***** Input rows
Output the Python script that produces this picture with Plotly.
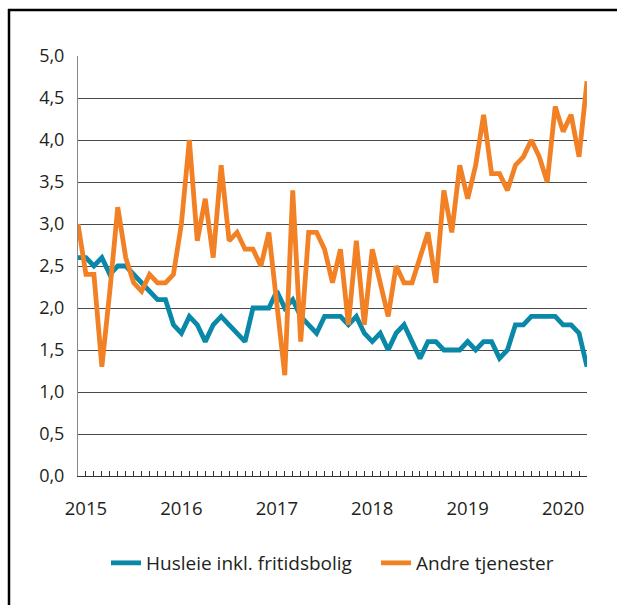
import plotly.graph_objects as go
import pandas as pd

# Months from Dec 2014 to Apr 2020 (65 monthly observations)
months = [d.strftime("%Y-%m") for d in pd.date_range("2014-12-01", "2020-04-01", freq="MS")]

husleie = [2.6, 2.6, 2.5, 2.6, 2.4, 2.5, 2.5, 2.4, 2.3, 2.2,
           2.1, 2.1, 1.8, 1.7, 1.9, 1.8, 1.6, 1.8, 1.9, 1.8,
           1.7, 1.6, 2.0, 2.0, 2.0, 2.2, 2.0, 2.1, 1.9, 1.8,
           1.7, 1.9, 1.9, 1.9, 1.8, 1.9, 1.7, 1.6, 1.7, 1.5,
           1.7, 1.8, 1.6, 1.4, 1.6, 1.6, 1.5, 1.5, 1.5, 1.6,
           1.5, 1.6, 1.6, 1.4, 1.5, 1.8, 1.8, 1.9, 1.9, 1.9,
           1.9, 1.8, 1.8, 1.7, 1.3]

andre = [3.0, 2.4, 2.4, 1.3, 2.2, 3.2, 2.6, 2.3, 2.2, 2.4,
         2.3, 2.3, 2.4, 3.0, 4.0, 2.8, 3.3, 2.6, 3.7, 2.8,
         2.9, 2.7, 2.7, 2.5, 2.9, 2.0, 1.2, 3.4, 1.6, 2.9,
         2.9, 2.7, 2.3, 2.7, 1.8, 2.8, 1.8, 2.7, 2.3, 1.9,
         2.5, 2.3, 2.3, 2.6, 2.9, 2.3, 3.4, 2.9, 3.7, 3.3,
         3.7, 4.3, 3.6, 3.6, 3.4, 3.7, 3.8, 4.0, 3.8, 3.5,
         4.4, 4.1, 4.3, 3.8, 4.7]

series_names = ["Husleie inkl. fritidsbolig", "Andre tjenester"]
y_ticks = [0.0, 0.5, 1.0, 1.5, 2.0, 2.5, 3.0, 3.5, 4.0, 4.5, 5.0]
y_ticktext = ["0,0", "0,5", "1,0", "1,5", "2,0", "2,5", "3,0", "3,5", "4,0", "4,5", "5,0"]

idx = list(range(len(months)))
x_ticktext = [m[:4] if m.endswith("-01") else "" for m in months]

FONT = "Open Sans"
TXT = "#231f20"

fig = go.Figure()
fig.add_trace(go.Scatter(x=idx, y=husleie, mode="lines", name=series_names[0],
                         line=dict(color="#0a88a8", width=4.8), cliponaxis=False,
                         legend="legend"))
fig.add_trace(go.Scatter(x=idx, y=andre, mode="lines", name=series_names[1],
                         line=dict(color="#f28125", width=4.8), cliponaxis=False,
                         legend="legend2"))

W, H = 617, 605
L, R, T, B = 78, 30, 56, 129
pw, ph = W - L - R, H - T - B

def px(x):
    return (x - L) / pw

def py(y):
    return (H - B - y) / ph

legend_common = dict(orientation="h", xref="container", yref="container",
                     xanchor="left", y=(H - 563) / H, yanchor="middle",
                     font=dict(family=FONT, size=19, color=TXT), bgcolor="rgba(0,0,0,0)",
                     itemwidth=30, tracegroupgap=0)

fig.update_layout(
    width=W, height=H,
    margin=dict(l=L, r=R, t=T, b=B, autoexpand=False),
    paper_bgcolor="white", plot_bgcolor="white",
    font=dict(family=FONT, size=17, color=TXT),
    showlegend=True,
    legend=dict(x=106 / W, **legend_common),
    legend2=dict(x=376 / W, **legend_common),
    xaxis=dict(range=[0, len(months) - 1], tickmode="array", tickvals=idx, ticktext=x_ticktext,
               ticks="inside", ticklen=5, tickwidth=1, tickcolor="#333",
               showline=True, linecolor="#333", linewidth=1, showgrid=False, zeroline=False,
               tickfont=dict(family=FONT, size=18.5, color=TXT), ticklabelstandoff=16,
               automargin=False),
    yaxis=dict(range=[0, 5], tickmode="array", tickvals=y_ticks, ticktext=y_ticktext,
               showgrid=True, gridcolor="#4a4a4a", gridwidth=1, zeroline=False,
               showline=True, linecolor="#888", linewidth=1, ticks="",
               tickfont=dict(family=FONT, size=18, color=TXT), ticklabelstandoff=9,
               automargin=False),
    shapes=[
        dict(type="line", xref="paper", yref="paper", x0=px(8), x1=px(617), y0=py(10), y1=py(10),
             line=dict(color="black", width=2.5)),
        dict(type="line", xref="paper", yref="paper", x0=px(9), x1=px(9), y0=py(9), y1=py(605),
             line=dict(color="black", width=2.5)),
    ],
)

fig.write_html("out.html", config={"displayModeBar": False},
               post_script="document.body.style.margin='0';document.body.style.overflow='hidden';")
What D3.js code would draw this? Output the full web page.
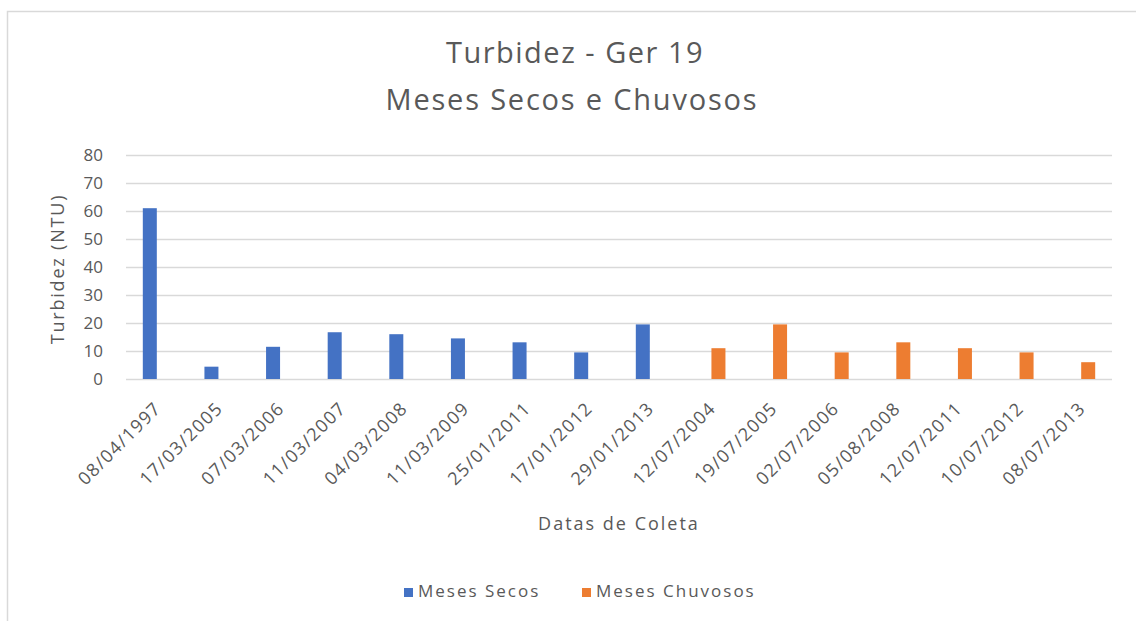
**********
Given request:
Begin at the first line of the data above and repeat each line exactly, stopping after the line containing "1.9, 1.8, 1.8, 1.7, 1.3]". Omit the pictures.

Completed exercise:
Output the Python script that produces this picture with Plotly.
import plotly.graph_objects as go
import pandas as pd

# Months from Dec 2014 to Apr 2020 (65 monthly observations)
months = [d.strftime("%Y-%m") for d in pd.date_range("2014-12-01", "2020-04-01", freq="MS")]

husleie = [2.6, 2.6, 2.5, 2.6, 2.4, 2.5, 2.5, 2.4, 2.3, 2.2,
           2.1, 2.1, 1.8, 1.7, 1.9, 1.8, 1.6, 1.8, 1.9, 1.8,
           1.7, 1.6, 2.0, 2.0, 2.0, 2.2, 2.0, 2.1, 1.9, 1.8,
           1.7, 1.9, 1.9, 1.9, 1.8, 1.9, 1.7, 1.6, 1.7, 1.5,
           1.7, 1.8, 1.6, 1.4, 1.6, 1.6, 1.5, 1.5, 1.5, 1.6,
           1.5, 1.6, 1.6, 1.4, 1.5, 1.8, 1.8, 1.9, 1.9, 1.9,
           1.9, 1.8, 1.8, 1.7, 1.3]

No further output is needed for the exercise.